■ **Task to carry out**
Work out how many lines hold "with". Give the number and nothing else.

■ **Provided material**
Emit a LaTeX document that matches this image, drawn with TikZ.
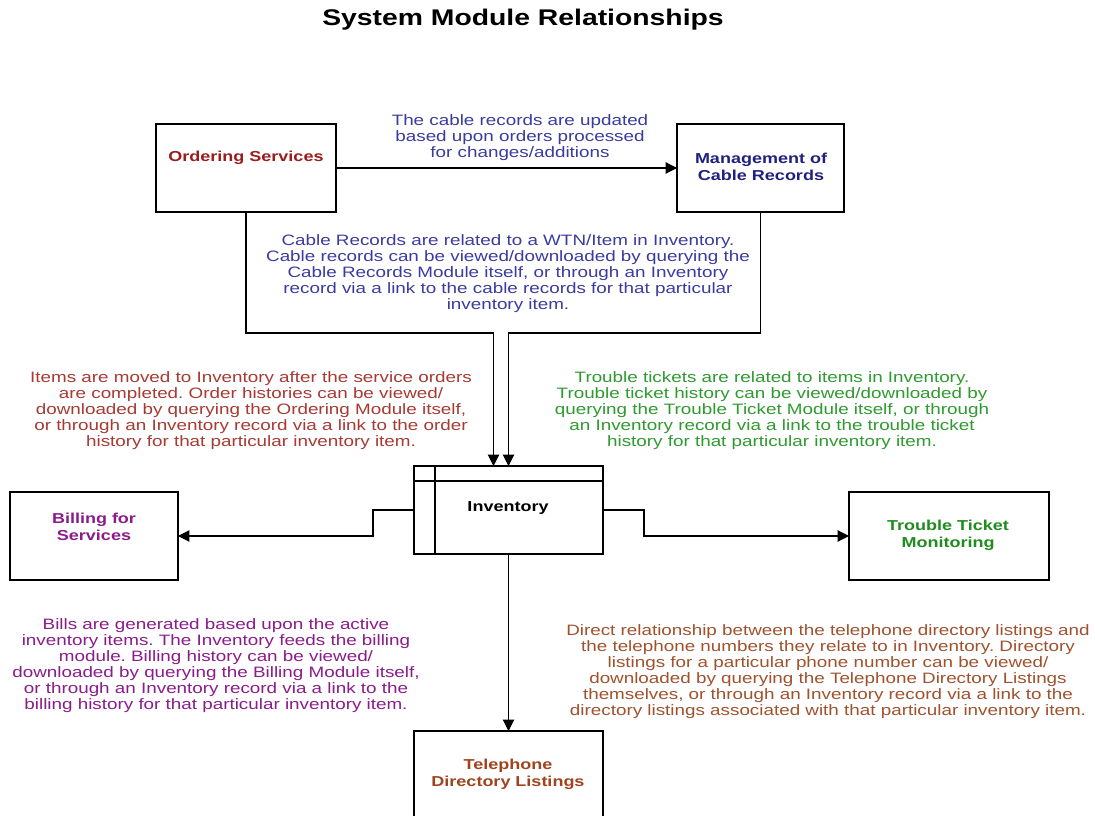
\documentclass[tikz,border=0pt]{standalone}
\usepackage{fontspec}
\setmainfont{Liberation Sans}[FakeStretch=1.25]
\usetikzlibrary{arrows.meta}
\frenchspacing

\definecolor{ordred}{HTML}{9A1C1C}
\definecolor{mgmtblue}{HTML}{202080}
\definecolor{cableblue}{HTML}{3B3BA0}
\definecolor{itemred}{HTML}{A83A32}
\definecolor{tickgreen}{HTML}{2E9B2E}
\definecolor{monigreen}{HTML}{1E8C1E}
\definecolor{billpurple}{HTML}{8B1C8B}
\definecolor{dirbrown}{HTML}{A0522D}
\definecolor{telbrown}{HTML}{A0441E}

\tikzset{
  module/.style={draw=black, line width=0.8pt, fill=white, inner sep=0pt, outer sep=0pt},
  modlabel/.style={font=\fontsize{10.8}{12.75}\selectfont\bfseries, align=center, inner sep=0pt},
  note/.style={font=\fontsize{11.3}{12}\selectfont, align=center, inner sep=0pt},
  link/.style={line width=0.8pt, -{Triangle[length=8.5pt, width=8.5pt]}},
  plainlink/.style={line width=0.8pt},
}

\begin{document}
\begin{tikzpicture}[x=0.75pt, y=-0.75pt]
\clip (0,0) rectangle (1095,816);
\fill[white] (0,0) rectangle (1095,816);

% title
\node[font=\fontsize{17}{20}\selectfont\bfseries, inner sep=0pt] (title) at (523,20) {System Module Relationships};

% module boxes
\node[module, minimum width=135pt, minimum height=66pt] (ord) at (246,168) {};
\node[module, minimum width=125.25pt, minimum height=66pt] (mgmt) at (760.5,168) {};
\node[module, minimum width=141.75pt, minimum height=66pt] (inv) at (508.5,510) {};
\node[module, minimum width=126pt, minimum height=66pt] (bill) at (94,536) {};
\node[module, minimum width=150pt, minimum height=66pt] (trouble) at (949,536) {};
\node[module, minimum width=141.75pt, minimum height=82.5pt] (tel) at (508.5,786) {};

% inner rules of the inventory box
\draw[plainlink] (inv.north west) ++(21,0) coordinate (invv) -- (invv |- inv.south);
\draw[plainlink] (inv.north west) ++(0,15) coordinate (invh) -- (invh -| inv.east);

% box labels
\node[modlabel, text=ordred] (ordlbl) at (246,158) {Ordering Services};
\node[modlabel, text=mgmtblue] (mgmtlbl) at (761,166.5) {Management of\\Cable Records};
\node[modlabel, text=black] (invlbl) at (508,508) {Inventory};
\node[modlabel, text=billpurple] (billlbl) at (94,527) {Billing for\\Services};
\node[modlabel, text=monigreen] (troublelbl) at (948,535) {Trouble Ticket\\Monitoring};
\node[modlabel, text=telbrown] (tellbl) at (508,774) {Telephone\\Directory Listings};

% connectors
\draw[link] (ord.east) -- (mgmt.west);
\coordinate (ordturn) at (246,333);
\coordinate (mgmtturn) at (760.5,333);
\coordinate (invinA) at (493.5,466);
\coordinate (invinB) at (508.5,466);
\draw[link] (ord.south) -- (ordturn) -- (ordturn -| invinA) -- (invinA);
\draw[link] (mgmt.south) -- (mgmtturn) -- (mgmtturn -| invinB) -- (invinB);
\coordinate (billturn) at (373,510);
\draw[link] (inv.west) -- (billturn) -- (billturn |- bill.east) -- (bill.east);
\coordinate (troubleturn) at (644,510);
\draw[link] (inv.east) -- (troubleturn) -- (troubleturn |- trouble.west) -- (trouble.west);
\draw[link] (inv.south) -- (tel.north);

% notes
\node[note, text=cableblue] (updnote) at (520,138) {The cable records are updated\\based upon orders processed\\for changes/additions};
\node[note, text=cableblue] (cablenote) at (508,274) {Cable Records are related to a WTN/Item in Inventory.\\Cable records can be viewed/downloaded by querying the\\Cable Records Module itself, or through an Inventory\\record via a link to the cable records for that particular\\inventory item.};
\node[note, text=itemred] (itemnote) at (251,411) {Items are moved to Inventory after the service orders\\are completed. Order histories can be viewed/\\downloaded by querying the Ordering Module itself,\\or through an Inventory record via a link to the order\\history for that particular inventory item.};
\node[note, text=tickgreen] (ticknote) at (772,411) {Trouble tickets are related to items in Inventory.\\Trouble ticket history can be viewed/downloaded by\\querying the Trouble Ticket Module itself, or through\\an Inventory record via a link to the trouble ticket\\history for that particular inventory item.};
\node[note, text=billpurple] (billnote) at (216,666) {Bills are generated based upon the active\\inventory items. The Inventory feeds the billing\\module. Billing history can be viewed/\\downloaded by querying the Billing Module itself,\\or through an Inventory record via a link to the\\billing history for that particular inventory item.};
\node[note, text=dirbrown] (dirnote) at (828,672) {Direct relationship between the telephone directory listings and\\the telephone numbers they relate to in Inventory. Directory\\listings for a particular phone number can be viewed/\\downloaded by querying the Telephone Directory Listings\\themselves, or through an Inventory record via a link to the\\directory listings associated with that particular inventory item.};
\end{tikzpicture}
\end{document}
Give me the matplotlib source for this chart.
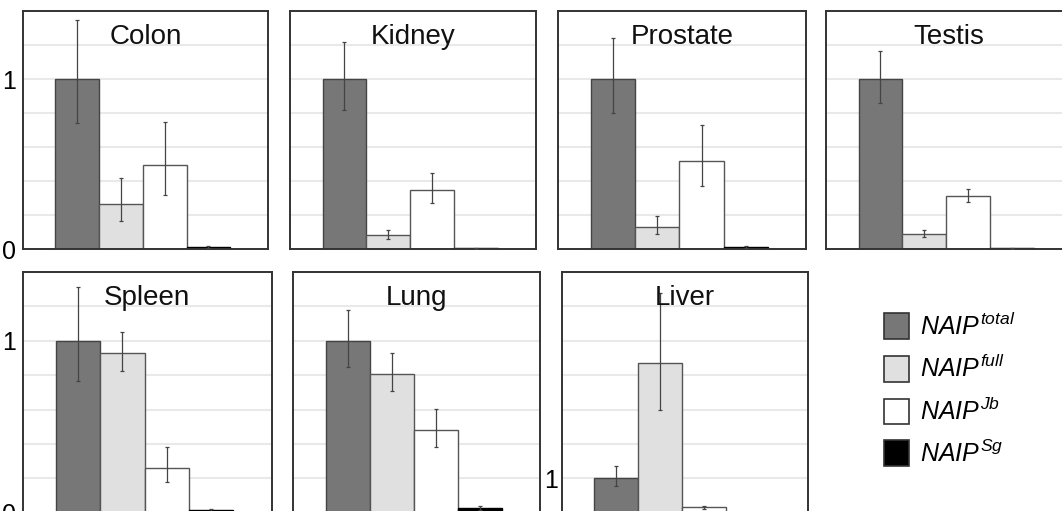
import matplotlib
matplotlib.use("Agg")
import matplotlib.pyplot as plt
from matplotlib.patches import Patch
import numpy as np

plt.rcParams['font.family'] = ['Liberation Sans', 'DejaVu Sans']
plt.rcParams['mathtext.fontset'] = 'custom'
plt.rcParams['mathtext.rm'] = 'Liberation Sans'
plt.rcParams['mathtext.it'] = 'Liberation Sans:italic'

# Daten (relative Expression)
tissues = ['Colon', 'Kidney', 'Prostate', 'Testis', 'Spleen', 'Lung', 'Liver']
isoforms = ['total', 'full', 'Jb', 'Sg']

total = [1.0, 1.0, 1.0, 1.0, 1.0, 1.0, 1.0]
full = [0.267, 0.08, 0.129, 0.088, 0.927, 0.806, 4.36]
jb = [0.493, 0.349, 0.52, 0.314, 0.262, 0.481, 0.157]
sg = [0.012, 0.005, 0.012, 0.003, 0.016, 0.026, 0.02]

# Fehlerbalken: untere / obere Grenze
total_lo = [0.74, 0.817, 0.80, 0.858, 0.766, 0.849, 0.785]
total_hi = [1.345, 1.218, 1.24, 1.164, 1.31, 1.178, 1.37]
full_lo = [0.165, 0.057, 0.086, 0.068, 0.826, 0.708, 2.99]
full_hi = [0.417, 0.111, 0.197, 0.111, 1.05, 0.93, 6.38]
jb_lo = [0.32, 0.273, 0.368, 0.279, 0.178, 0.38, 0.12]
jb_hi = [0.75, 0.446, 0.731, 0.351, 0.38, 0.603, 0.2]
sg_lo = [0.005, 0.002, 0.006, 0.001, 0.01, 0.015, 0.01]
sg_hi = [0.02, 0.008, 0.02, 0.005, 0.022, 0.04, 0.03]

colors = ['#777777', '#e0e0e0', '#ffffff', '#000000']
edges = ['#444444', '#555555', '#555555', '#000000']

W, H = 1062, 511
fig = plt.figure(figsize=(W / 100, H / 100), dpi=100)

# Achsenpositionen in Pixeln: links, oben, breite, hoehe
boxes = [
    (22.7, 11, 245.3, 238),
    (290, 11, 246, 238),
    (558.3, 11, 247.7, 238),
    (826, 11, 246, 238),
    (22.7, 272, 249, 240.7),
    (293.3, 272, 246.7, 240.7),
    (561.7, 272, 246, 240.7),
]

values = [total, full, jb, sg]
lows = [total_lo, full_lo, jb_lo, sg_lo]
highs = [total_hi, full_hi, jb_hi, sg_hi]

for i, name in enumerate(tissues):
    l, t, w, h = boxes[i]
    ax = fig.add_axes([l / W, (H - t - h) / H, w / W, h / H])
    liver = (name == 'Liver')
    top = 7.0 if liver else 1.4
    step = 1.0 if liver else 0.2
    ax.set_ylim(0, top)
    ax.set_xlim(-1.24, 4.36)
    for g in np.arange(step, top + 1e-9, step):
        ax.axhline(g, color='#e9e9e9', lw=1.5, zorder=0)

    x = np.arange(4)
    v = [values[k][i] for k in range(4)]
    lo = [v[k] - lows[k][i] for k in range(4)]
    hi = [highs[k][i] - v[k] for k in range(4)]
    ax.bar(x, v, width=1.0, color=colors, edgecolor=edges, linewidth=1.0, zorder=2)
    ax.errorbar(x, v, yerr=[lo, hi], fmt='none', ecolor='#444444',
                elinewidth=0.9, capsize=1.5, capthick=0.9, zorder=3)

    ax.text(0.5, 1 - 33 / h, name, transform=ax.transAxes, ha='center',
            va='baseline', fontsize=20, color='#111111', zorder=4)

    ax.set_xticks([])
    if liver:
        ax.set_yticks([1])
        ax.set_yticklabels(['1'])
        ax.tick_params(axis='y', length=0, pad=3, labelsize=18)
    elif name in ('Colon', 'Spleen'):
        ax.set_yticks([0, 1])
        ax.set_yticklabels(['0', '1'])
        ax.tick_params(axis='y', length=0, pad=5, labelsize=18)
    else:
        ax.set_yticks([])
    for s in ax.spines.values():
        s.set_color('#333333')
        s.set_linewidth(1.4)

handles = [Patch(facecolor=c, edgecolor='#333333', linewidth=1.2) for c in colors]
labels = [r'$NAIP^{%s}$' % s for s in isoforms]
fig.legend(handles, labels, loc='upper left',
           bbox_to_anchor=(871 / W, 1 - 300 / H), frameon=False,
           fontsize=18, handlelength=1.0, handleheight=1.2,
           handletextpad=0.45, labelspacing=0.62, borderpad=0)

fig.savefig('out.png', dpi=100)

■ **Written answer**
2